Monday, January 19, 2009

First post of 2009 - and six months since I last publicly fused.

Let's correct that small injustice, yes?

1. I'm sick and tired of being, well, sick and tired. I've been on antibiotics twice.

2. I'm slowly drawing into my own little world where people can't hurt me. I need to pull out of this. I'm hiding myself in books, both my own writing and other people's, but I have not accomplished much else besides the mundane tasks. Yes, everyone's got clean clothes. Yes, everyone's got food. Nobody needs to learn Gaelic and nobody wants to listen to mom say "Aye, lassie," instead of "yes, dear."

3. Bitch point #2 might be due to the fact that the new mega Wal-Mart scares the bejeezesus out of me. I can't find anything! It's like walking in the Edward Jones dome and looking for the quarter the quarterback dropped. Christ.

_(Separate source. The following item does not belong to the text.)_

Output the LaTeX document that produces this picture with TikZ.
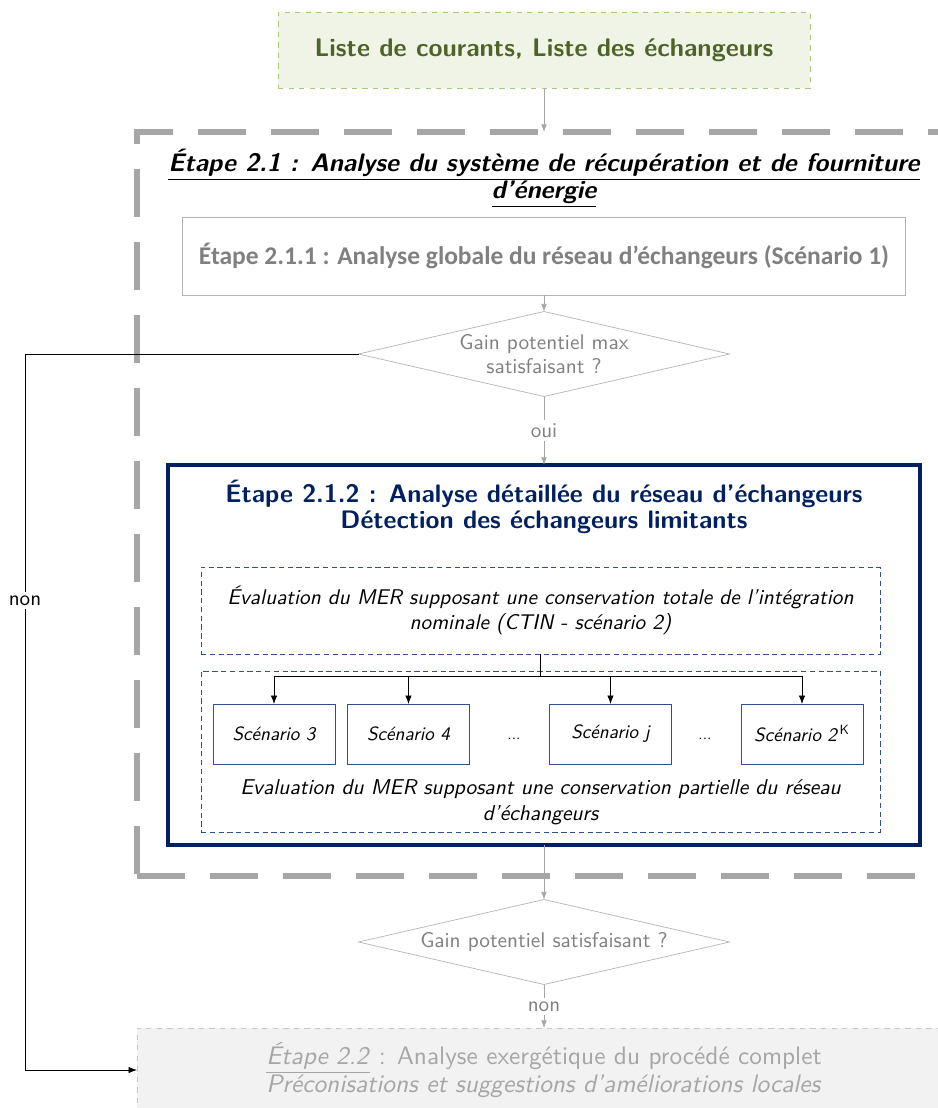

4. My dog's brain is giving out, and he's taking my heart with him. I don't want to put him in the pound, but I'm tired of cleaning up messes. We've had to sequester him in a certain part of the house, and I hate it, but unless he's watched 24/7, he tears into the garbage, pulls stuff off the counter and out of the shelves, and poops in a hidden corner of the house where he thinks I'm not able to find it. Folks, a 100-pound dog makes a lot of shit, especially when he's confiscated a ham from the counter. Ham tears his stomach up.

5. The cat's common sense is giving out. He's making messes from the other end - if you feed him too much, he'll scarf it all down and get sick, puking it up not five minutes later. The kids can't figure this out - a handful of food at a time, please. They just don't want to get up again to feed him. I don't want to clean up any more of his completely undigested puke.

6. Our power bill was over $600 this month. Granted, there's 5 of us and a very large snake room but, still, this sucks, and then the hub laughs at me because I download files on generating your own power with a miniature windmill. Hello? I think we could at least run the TV and a few other gadgets off of that, and it would look pretty. He thinks the city won't let me build one. Fuck it. I'm still seriously considering it - and Dude has a science project coming up. Let's experiment with something other than drugs, right?

So, that ends the bitch session/fussfest for the time being.